On to vampires. Now, i'm not big on vampires in general, i won't admit to having sat through Dracula all the way through, nor do i find them particularly scary or interesting as a concept. But there comes a time where i have to agree and say that pop culture has killed off the 'vampire'. In the words of moviebob, "vampires needed a new home now that they had become a fetish for sexually frustrated female novelists - thank you soooo much ladies". Not that myself or moviebob is making a sexist comment, but frankly, he's right. It's always some pathetic sappy love story woven into a vampire film and it's nearly always usually men. Why? Why does it have to be vampire men? This frustrates me to no end. If anything, it should be vampire women. Vampires typically were LUSTFUL creatures. None of this lovey-dovey bullsh*t. They hunger for blood and sex.
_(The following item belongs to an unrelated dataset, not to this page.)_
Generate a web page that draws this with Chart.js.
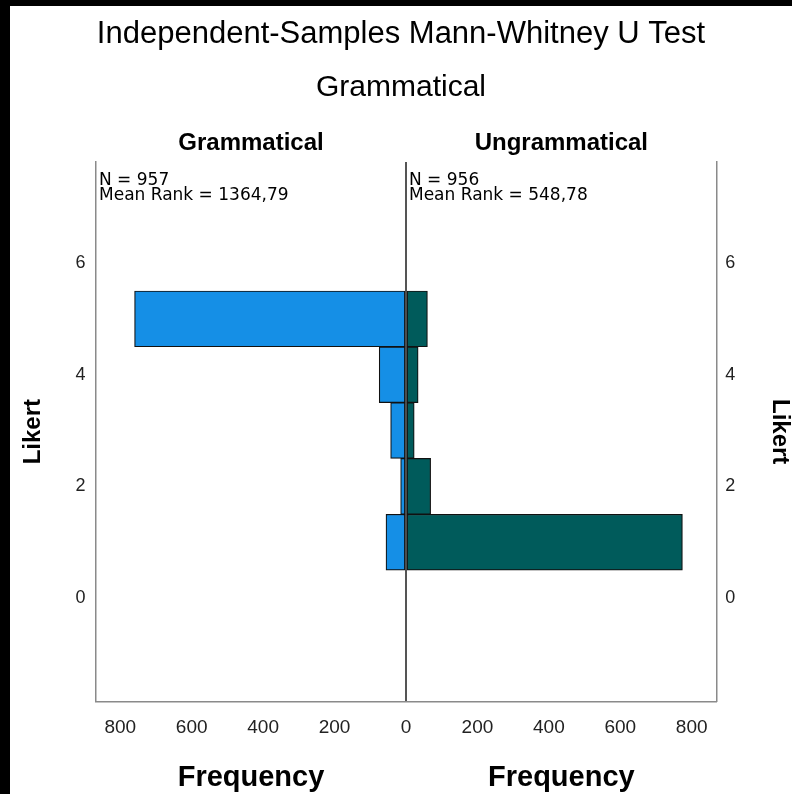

Have you ever seen pictures of classic vampires? It's like an orgy of blood and bare bodies. They have no compassion. This is how a contemporary vampire SHOULD be. One may even argue that lust shouldn't even enter the equation at all. Seduction and trickery is what a vampire uses to get their meal, if they cannot overpower their prey. STOP TURNING THEM INTO PUSSYCATS AND MAKE THEM INTO LIONS.
Frankly, if you ever read a horror novel with vampires in, and then watch a movie with them in like Twilight, you'd think they were two entirely different beings.
I think Werewolves are probably the only unmolested creatures left, and i'm sure Hollywood will find a way to jack that up too.